A hen heats with body heat from the top - and generates a small amount of humidity from skin/feathers. She does NOT raise it at hatch. It is generally a constant.

An incubator heats with air. Air that is robbed of moisture as it is heated.

Air heating is not body heat heating. When you use heated air to hatch you have to add some moisture or the eggs are robbed of the water within them to too great a degree.

Whether anyone has to use additional humidity at hatch is dependent on their own micro-climate. I never push it over 50, and the hatch itself as chicks hatch and dry run it to 55-60.

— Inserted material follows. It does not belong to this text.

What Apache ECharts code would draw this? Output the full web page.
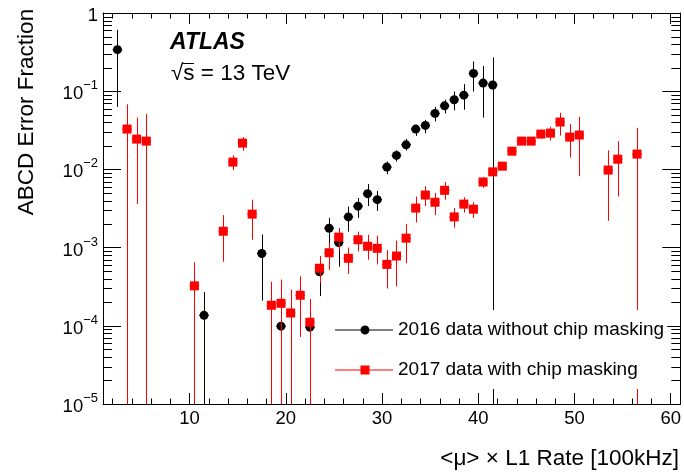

Under a hen each hatching chick does emit some humidity that probably does assist the others, but in an open environment hens shift and it's lost, it never gets weirdly high.

They're apples and oranges. Enclosed and artificial and open and body heat based. That we can do it at all, by following rules carefully is really pretty nifty.
 
A hen "raises" the humidity the last 3 days of incubation by not leaving the nest. Almost always a broody sticks very tight to her nest the last 2 or 3 days and doesn't leave to eat or drink even.
 
When a hen gets off the nest for 20 30 min a day the hunidity and temp drops. Would it be closer to natural to take the top off the incubator for 20 30 min a day?
 
Artificial incubation does not correlate well to natural.

Trying to artificially incubate naturally is not going to work well.

Because of the LIMITATIONS imposed by artificial incubation including the hours even days it might take to re-establish consistent temps and humidity in an artificial incubator you would simply ruin the hatch.